Brexit: Bishops and UK Chancellor warn of border implications

June 13, 2016

As the Brexit referendum approaches on 23rd June, the debate around the issue has intensified, with those in favour of remaining in the EU warning of the potential impact for the local and wider economy of the reintroduction of controls along the border, should a vote to leave the EU be carried.

Last week, Northern Ireland’s Catholic bishops weighed into the discussion, warning of the “profound implications” for trade and economy and for society should border controls be reintroduced.

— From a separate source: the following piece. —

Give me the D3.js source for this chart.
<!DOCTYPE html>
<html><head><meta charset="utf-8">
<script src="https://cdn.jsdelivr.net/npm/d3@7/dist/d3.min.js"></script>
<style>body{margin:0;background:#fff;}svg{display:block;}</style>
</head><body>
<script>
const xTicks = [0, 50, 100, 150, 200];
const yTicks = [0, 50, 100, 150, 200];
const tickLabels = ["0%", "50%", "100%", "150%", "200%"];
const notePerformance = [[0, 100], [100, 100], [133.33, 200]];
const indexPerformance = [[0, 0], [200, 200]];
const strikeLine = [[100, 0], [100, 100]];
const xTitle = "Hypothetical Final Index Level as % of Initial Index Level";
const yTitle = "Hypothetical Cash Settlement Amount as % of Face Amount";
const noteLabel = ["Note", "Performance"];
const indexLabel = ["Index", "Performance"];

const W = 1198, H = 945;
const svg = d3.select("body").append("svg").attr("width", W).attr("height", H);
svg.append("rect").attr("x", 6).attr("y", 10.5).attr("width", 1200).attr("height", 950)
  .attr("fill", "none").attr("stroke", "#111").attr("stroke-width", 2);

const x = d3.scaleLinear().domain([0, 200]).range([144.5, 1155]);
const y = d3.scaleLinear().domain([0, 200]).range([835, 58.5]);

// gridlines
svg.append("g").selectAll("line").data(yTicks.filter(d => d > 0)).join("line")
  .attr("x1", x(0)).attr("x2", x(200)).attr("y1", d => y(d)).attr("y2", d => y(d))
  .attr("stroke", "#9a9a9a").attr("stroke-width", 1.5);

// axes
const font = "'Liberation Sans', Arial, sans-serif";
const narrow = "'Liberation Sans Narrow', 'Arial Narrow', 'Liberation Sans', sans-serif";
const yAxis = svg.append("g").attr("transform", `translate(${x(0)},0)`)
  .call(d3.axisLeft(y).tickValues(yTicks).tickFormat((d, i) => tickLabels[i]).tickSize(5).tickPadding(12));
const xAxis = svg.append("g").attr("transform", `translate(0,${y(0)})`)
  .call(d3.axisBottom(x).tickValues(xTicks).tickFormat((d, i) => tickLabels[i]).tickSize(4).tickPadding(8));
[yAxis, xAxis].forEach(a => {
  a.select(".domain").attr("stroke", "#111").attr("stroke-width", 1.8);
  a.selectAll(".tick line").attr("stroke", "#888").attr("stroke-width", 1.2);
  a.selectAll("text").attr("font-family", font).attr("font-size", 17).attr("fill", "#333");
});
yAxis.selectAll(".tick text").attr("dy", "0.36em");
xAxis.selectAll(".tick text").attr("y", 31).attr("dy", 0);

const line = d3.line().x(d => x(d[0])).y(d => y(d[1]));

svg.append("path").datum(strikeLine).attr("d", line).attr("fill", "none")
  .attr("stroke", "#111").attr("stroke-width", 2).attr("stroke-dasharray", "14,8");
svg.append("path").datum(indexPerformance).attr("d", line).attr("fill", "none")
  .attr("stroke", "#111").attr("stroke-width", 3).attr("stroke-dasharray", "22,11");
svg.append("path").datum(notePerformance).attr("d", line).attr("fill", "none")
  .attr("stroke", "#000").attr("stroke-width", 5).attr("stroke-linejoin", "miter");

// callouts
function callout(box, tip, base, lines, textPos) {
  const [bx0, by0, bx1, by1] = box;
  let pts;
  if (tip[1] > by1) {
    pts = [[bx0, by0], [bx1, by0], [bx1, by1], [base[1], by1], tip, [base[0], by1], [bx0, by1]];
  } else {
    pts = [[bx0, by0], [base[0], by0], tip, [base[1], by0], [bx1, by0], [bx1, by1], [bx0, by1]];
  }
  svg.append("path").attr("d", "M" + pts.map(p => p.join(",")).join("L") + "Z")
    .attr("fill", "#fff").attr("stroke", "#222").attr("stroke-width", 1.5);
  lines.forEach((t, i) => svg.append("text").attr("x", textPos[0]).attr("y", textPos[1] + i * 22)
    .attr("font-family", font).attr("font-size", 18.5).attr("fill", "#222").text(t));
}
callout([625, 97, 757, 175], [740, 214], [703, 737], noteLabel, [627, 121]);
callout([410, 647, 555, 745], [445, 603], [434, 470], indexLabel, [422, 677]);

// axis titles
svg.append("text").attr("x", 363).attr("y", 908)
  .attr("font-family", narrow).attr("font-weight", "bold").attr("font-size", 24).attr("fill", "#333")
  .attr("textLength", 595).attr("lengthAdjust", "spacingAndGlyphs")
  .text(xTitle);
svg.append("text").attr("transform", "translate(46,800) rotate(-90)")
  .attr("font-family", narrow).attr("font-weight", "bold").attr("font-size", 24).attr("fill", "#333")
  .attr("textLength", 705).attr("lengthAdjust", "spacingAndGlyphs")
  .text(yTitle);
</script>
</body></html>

A statement issued on the second day of the Summer 2016 General Meeting of the Irish Catholic Bishops’ Conference last Wednesday, on behalf of Archbishop of Armagh Eamon Martin, Bishop of Down and Connor Noel Treanor, Bishop of Dromore John McAreavey, Bishop of Clogher Liam MacDaid and Bishop of Derry Donal McKeown, described the decision facing the electorate on June 23 as “charged with far-reaching political, economic and cultural implications” for Ireland and for the whole of the European Union”.

While the statement does not urge the electorate to vote either way, it veers towards making a case for rejecting a Brexit and seems to cite the “disruptive impact” of border controls in Northern Ireland “on the day-to-day life of those who live in border areas or cross the border frequently” as reason to vote to remain in the EU.

The five bishops also highlight “links between the core values of Catholic social teaching and the founding vision of the European Union” and they add that the European contribution to Northern Ireland “in the quest for peace and reconciliation has been evident in many ways, including the creation of important spaces for dialogue, financial support for the work of peace and reconciliation, freedom of movement of people, and the development of infrastructure to support new relationships across the island of Ireland and with the UK.”

The statement cautions against reducing the “wide ranging benefits” of membership to a single calculation of net economic gain or loss and warns that “The valuable work carried out to date to build new relationships across these islands must not be undermined.”

In conclusion the North’s bishops say the referendum “offers a valuable opportunity to ask ourselves how well the European Union is living up to these values today and what we need to do as citizens to ensure that this framework for cooperation continues to guide nations towards global peace, human development and the common good of all peoples and nations,” before encouraging all voters to participate “in this important decision.”

The issue of border controls in the event of a Brexit vote was also raised by Chancellor George Osborne during his whistle-stop tour of the local area on Monday last as part of the Remain campaign.

Mr Osborne cautioned of job losses, increased tariffs and border checks should a Brexit occur.

“If we quit the EU, this is going to be the border with the European Union and all the things that those who want to quit the EU claim would happen – ie: new immigration checkpoints, border controls and an end to free movement  – that has a real consequence,” the Chancellor said during his visit.

“There would be a hardening of the border imposed by the British government or indeed by the Irish government.  That would have an impact on business.”

Mr Osborne also claimed that the economic impact of Brexit here would be even more significant in Northern Ireland “because of the border and customs checks that would have to be implemented.”  He said it was inevitable that a vote to leave the EU would lead to changes in border arrangements which “is simply not a price worth paying. Northern Ireland is the most pro-EU part of the UK, so I urge people to make sure they are registered ahead of the deadline and turn out in force on June 23rd and back the Remain campaign.”